Just the aliveness of it, and how it belongs to the moment, how they are
capturing such varied representations of this time and this space. Everything
fresh, new.
16
- What would you like to do that you haven't yet done?
Grow
or forage all my own food. Or…grow anything edible, just once! I’ve got some
rosemary started! Wish me luck!
17
- If you could pick any other occupation to attempt, what would it be? Or,
alternately, what do you think you would have ended up doing had you not been a
writer?
Fashion
designer.
18
- What made you write, as opposed to doing something else?
I
was obsessed with writing, for as long back as I can remember. It was always
what I wanted to do.
19
- What was the last great book you read? What was the last great film?
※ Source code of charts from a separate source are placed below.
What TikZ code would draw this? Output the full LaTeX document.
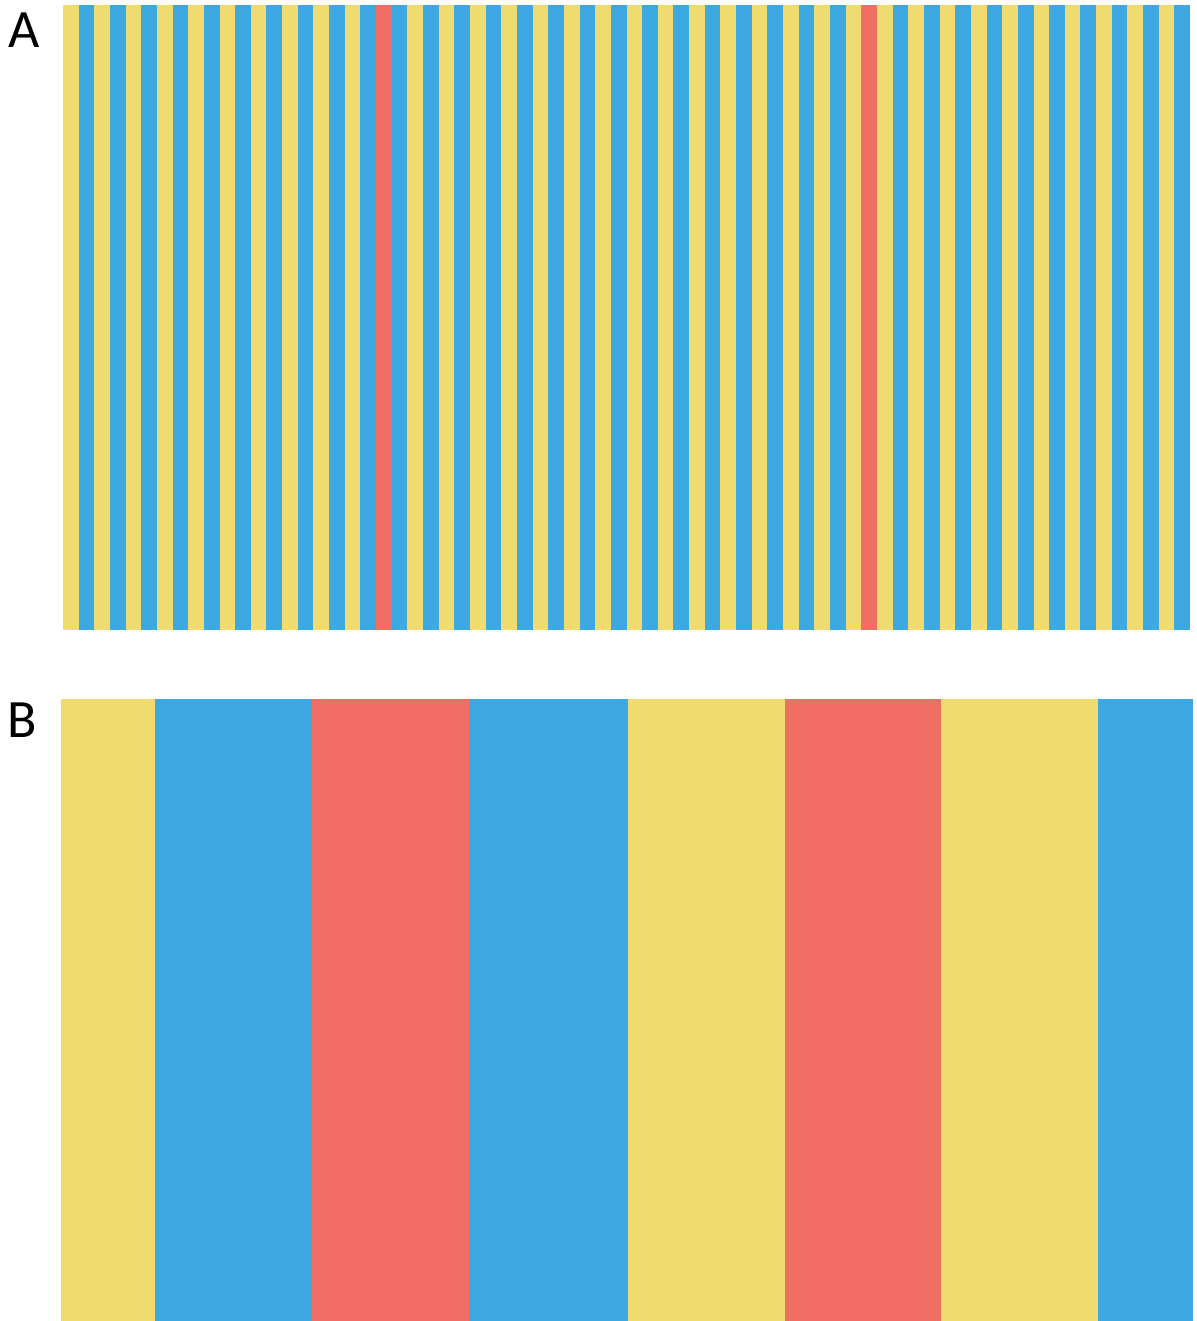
\documentclass[tikz,border=0pt]{standalone}
\usepackage{fontspec}
\setmainfont{Carlito}
\usepackage{tikz}
\usetikzlibrary{positioning}
\definecolor{StripeYellow}{RGB}{240,219,112}
\definecolor{StripeBlue}{RGB}{62,168,227}
\definecolor{StripeRed}{RGB}{240,110,100}

\begin{document}
\begin{tikzpicture}[x=1pt,y=-1pt,
    panellabel/.style={inner sep=0pt,font=\fontsize{54}{54}\selectfont}]
      \useasboundingbox (0,0) rectangle (1196,1321);
      % panel A: 72 narrow stripes
      \fill[StripeYellow] (63,5) rectangle (1190,630);
      \foreach \i in {1,3,...,71}
        \fill[StripeBlue] ({63+\i*15.653},5) rectangle ({63+(\i+1)*15.653},630);
      \foreach \i in {20,51}
        \fill[StripeRed] ({63+\i*15.653},5) rectangle ({63+(\i+1)*15.653},630);
      \node[panellabel] (labA) at (24,30) {A};
      % panel B: magnified stripes
      \foreach \xa/\xb/\col in {61/155/StripeYellow,155/312/StripeBlue,312/469/StripeRed,
          469/628/StripeBlue,628/785/StripeYellow,785/941/StripeRed,
          941/1098/StripeYellow,1098/1193/StripeBlue}
        \fill[\col] (\xa,699) rectangle (\xb,1321);
      \node[panellabel] (labB) at (22,720) {B};
    \end{tikzpicture}
\end{document}
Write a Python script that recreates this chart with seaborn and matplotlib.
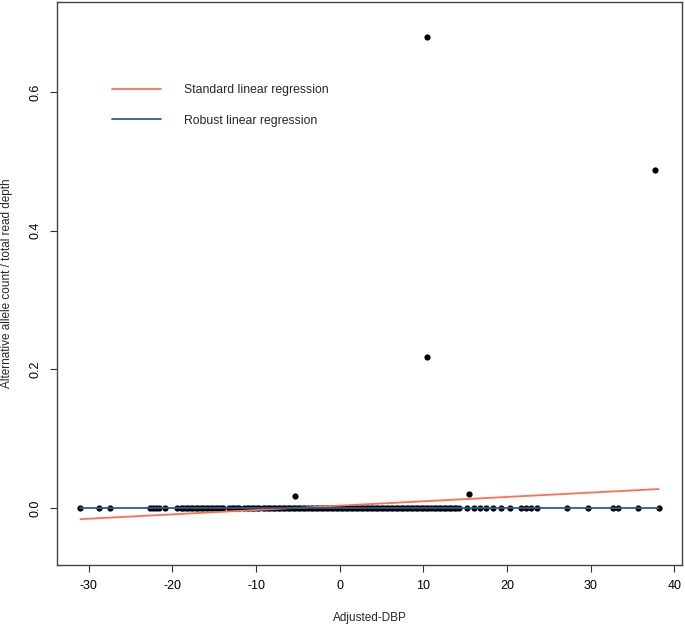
import numpy as np
import pandas as pd
import seaborn as sns
import matplotlib
matplotlib.use("Agg")
import matplotlib.pyplot as plt

# points sitting on zero (Adjusted-DBP values)
zero_x = [-31.0, -28.8, -27.5, -22.7, -22.3, -22.0, -21.6, -20.9,
          -19.4, -19.0, -18.7, -18.4, -18.1, -17.8, -17.5, -17.2, -16.9, -16.6,
          -16.3, -16.0, -15.7, -15.4, -15.1, -14.8, -14.5, -14.2, -13.9,
          -13.2, -12.9, -12.6, -12.3, -12.0, -11.4, -11.1, -10.8, -10.5, -10.2,
          -9.9, -9.6, -9.2, -8.9, -8.6, -8.3, -8.0, -7.7, -7.4, -7.1, -6.8,
          -6.5, -6.2, -5.9, -5.6, -5.3, -5.0, -4.7, -4.4, -4.1, -3.8, -3.5,
          -3.2, -2.9, -2.6, -2.3, -2.0, -1.7, -1.4, -1.1, -0.8, -0.5, -0.2,
          0.1, 0.4, 0.7, 1.0, 1.3, 1.6, 1.9, 2.2, 2.5, 2.8, 3.1, 3.4, 3.7,
          4.0, 4.3, 4.6, 4.9, 5.2, 5.5, 5.8, 6.1, 6.4, 6.7, 7.0, 7.3, 7.6,
          7.9, 8.2, 8.5, 8.8, 9.1, 9.4, 9.7, 10.0, 10.3, 10.6, 10.9, 11.2,
          11.5, 11.8, 12.1, 12.4, 12.7, 13.0, 13.3, 13.6, 13.9, 14.3,
          15.2, 16.0, 16.7, 17.5, 18.3, 19.3, 20.3, 21.7, 22.3, 22.8, 23.6,
          27.1, 29.7, 32.6, 33.2, 35.7, 38.1]

# points above zero
out_x = [10.4, 37.7, 10.4, -5.3, 15.4]
out_y = [0.680, 0.488, 0.218, 0.017, 0.020]

# fitted coefficients (intercept, slope)
std_fit = (0.0036, 0.000628)
rob_fit = (0.0, 0.0)

red = "#FF6E4E"
blue = "#245E9C"

pts = pd.DataFrame({
    "x": zero_x + out_x,
    "y": [0.0] * len(zero_x) + out_y,
})
xr = np.array([min(pts["x"]), max(pts["x"])])
lines = pd.DataFrame({
    "x": np.concatenate([xr, xr]),
    "y": np.concatenate([std_fit[0] + std_fit[1] * xr, rob_fit[0] + rob_fit[1] * xr]),
    "fit": ["Standard linear regression"] * 2 + ["Robust linear regression"] * 2,
})

sns.set_style("ticks")
plt.rcParams["font.family"] = ["Liberation Sans", "DejaVu Sans"]
plt.rcParams["axes.unicode_minus"] = False

fig = plt.figure(figsize=(6.85, 6.25), dpi=100)
ax = fig.add_axes([57 / 685, 60 / 625, 625 / 685, 563 / 625])

sns.scatterplot(data=pts, x="x", y="y", ax=ax, color="black", s=20,
                edgecolor="black", linewidth=0, zorder=2, legend=False)
sns.lineplot(data=lines, x="x", y="y", hue="fit", ax=ax,
             palette={"Standard linear regression": red, "Robust linear regression": blue},
             linewidth=1.3, zorder=3, estimator=None, sort=False)

ax.set_xlim(-33.8, 40.9)
ax.set_ylim(-0.082, 0.730)
ax.set_xticks(range(-30, 41, 10))
ax.set_yticks([0.0, 0.2, 0.4, 0.6])
ax.set_yticklabels(["0.0", "0.2", "0.4", "0.6"], rotation=90, va="center")
ax.tick_params(labelsize=9, length=5, width=0.8, colors="#333333", labelcolor="black", pad=6)
for s in ax.spines.values():
    s.set_visible(True)
    s.set_linewidth(1.0)
    s.set_color("#444444")

ax.set_xlabel("Adjusted-DBP", fontsize=8.5, labelpad=14)
ax.set_ylabel("Alternative allele count / total read depth", fontsize=8.5, labelpad=12)

leg = ax.legend(loc="upper left", bbox_to_anchor=(0.088, 0.854), frameon=False,
                fontsize=8.8, handlelength=4.0, handletextpad=1.9, labelspacing=1.5,
                borderpad=0, borderaxespad=0)
leg.set_title(None)

fig.savefig("out.png", dpi=100)
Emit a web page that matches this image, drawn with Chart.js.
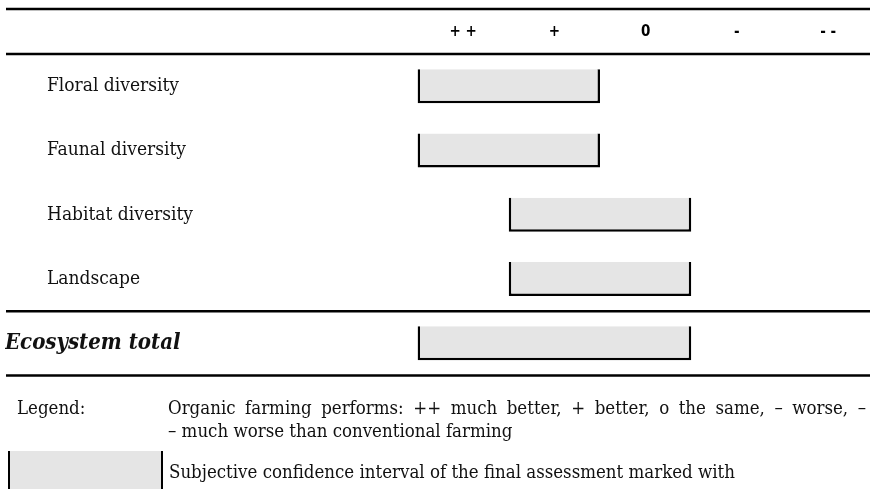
<!DOCTYPE html>
<html>
<head>
<meta charset="utf-8">
<script src="https://cdn.jsdelivr.net/npm/chart.js@4/dist/chart.umd.min.js"></script>
<style>
  html, body { margin: 0; padding: 0; background: #fff; }
  #wrap { position: relative; width: 870px; height: 489px; overflow: hidden; }
  #chart { position: absolute; left: 0; top: 0; }
  .txt { position: absolute; font-family: 'DejaVu Serif Condensed', 'DejaVu Serif', serif; font-size: 18.5px; color: #111; white-space: nowrap; line-height: 23px; }
  .just { width: 698px; text-align: justify; text-align-last: justify; }
  .swatch { position: absolute; left: 8px; top: 451px; width: 151px; height: 40px; background: #e5e5e5; border-left: 2px solid #000; border-right: 2px solid #000; }
</style>
</head>
<body>
<div id="wrap">
  <canvas id="chart" width="870" height="489"></canvas>
  <div class="txt" style="left:17px; top:396px;">Legend:</div>
  <div class="txt" style="left:168px; top:396px;">
    <div class="just">Organic farming performs: ++ much better, + better, o the same, – worse, –</div>
    <div>– much worse than conventional farming</div>
  </div>
  <div class="swatch"></div>
  <div class="txt" style="left:169px; top:460px;">Subjective confidence interval of the final assessment marked with</div>
</div>
<script>
// Les données du tableau
const rows = ["Floral diversity", "Faunal diversity", "Habitat diversity", "Landscape", "Ecosystem total"];
const scaleMarks = ["++", "+", "0", "-", "--"];
const rangeFrom = ["++", "++", "+", "+", "++"];
const rangeTo = ["+", "+", "0", "0", "0"];

// chaque intervalle couvre les cases de rangeFrom à rangeTo
const intervals = rows.map((r, i) => [
  scaleMarks.indexOf(rangeFrom[i]) - 0.5,
  scaleMarks.indexOf(rangeTo[i]) + 0.5
]);

const serif = "'DejaVu Serif Condensed', 'DejaVu Serif', serif";

// Lignes horizontales du tableau
const rulesPlugin = {
  id: "rules",
  afterDraw(chart) {
    const ctx = chart.ctx;
    const x = chart.scales.x;
    const y = chart.scales.y;
    const lines = [x.top, chart.chartArea.top, y.getPixelForValue(rows.length - 1.5), chart.chartArea.bottom];
    ctx.save();
    ctx.strokeStyle = "#000";
    ctx.lineWidth = 2.5;
    lines.forEach(py => {
      ctx.beginPath();
      ctx.moveTo(6, py);
      ctx.lineTo(chart.width, py);
      ctx.stroke();
    });
    ctx.restore();
  }
};

// Décalage des libellés (sauf la ligne du total)
const indentPlugin = {
  id: "indent",
  beforeDraw(chart) {
    const y = chart.scales.y;
    y.getLabelItems(chart.chartArea).forEach((item, i) => {
      if (i < rows.length - 1 && !item._indented) {
        item.options.translation[0] += 42;
        item._indented = true;
      }
    });
  }
};

new Chart(document.getElementById("chart"), {
  type: "bar",
  data: {
    labels: rows,
    datasets: [{
      data: intervals,
      backgroundColor: "#e5e5e5",
      borderColor: "#000",
      borderWidth: 2.5,
      borderSkipped: "top",
      inflateAmount: 0,
      barThickness: 34
    }]
  },
  options: {
    indexAxis: "y",
    responsive: false,
    animation: false,
    devicePixelRatio: 1,
    layout: { padding: { left: 5, top: 9, right: 0, bottom: 113.5 } },
    plugins: {
      legend: { display: false },
      tooltip: { enabled: false }
    },
    scales: {
      x: {
        type: "linear",
        position: "top",
        min: -0.5,
        max: 4.459,
        afterBuildTicks: scale => { scale.ticks = scaleMarks.map((m, i) => ({ value: i })); },
        afterFit: scale => { scale.height = 45; },
        grid: { display: false },
        border: { display: false },
        ticks: {
          padding: 5,
          color: "#000",
          maxRotation: 0,
          autoSkip: false,
          font: { family: "'Liberation Sans Narrow', 'DejaVu Sans Condensed', sans-serif", size: 15, weight: "bold" },
          callback: v => (scaleMarks[v] || "").split("").join(" ")
        }
      },
      y: {
        afterFit: scale => { scale.width = 412.5; },
        grid: { display: false },
        border: { display: false },
        ticks: {
          crossAlign: "far",
          color: "#111",
          font: ctx => ctx.index === rows.length - 1
            ? { family: serif, size: 22, weight: "bold", style: "italic" }
            : { family: serif, size: 19 }
        }
      }
    }
  },
  plugins: [rulesPlugin, indentPlugin]
});
</script>
</body>
</html>
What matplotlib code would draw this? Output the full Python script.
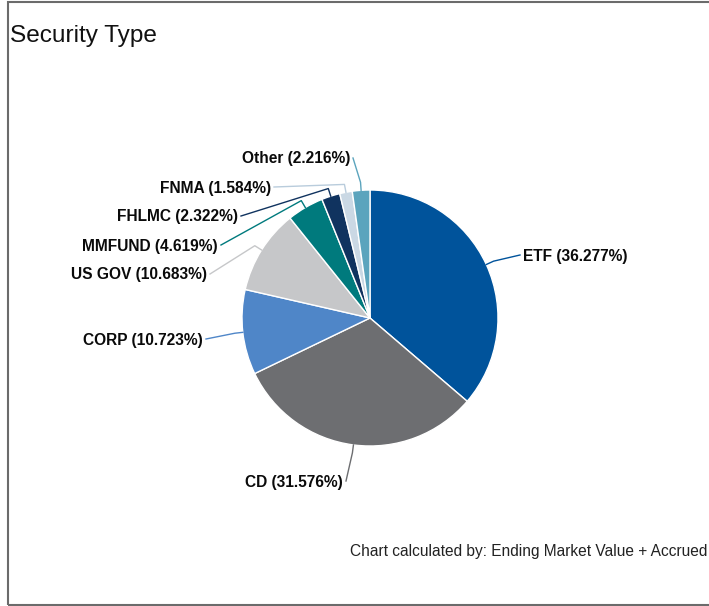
import numpy as np
import matplotlib
matplotlib.use('Agg')
import matplotlib.pyplot as plt
from matplotlib.patches import Rectangle

plt.rcParams['font.family'] = ['Liberation Sans', 'DejaVu Sans']

# Security type breakdown (percent)
categories = ['ETF', 'CD', 'CORP', 'US GOV', 'MMFUND', 'FHLMC', 'FNMA', 'Other']
shares = [36.277, 31.576, 10.723, 10.683, 4.619, 2.322, 1.584, 2.216]
colors = ['#00539B', '#6D6E71', '#4F86C8', '#C6C7C9', '#007A7D', '#10335F', '#CAD8E4', '#5BA4BD']
conn_colors = ['#00539B', '#6D6E71', '#4F86C8', '#C6C7C9', '#007A7D', '#10335F', '#B9CCDC', '#5BA4BD']

# label anchor layout in pixels (x, y, ha) -- connector ends here
label_pos = [(520, 255, 'left'), (346, 481, 'right'), (206, 339, 'right'),
             (210, 274, 'right'), (221, 245, 'right'), (241, 216, 'right'),
             (274, 187, 'right'), (353, 158, 'right')]

W, H = 709, 606
fig = plt.figure(figsize=(W / 100, H / 100), dpi=100)
ax = fig.add_axes([0, 0, 1, 1])


def py(y):
    # pixel row -> data y
    return H - y


cx, cy, r = 370, py(318), 128
wedges, _ = ax.pie(shares, colors=colors, startangle=90, counterclock=False,
                   center=(cx, cy), radius=r,
                   wedgeprops=dict(edgecolor='white', linewidth=1))
ax.set_aspect('equal')
ax.set_xlim(0, W)
ax.set_ylim(0, H)
ax.axis('off')

for w, cat, val, col, (lx, ly, ha) in zip(wedges, categories, shares, conn_colors, label_pos):
    phi = np.deg2rad((w.theta1 + w.theta2) / 2)
    ex, ey = cx + r * np.cos(phi), cy + r * np.sin(phi)
    bx, by = cx + (r + 8) * np.cos(phi), cy + (r + 8) * np.sin(phi)
    ax.plot([ex, bx, lx], [ey, by, py(ly)], color=col, lw=1, solid_joinstyle='round')
    off = 3 if ha == 'left' else -3
    ax.text(lx + off, py(ly) - 1, f'{cat} ({val:.3f}%)', ha=ha, va='center',
            fontsize=11.2, fontweight='bold', color='#0a0a0a')

ax.text(10, py(42), 'Security Type', fontsize=17.6, ha='left', va='baseline', color='#111111')
ax.text(707, py(556), 'Chart calculated by: Ending Market Value + Accrued',
        fontsize=11.2, ha='right', va='baseline', color='#222222')

ax.add_patch(Rectangle((7.5, py(604.5)), 720, 603, fill=False, edgecolor='#6b6b6b',
                       lw=1.5, clip_on=False))

fig.savefig('out.png', dpi=100)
Paul Takes The Form of A Mortal Girl by Andrea Lawlor – this is a raunchy, hilarious, stunning novel that completely upended every thought I had about gender. Film? I watched Pedro Almodovar’s Madres Paralelas recently. It is haunting.
20 - What are you currently working on?
I
just gave a talk about climate crisis and genre fiction, the use of the
supernatural to make us face up to the damage we’ve done to the earth, Freud’s
idea of the return of the repressed, all those fears we bury really deep, but
burst back up in different forms, to overpower us, despite our best efforts to
shove them back down, how ghosts in Victorian literature never wander far from
whatever castle or mansion or abbey they haunt, how ghosts are chained to the
place, but that global capital is unfettered and roves all over the world free
of the chains of say, oil clean-up, or fair labour practices or environmental
restrictions easily brushed out of the way. How oil is buried too, how it is
perhaps our worst nightmare, how digging it up might haunt us forever. How oil
rigs are like gothic castles, with their soaring heights, and fragile looking
spires, and how they are already ghostly, because this can’t go on for much
longer folks. In case it’s not immediately evident, this talk still needs work!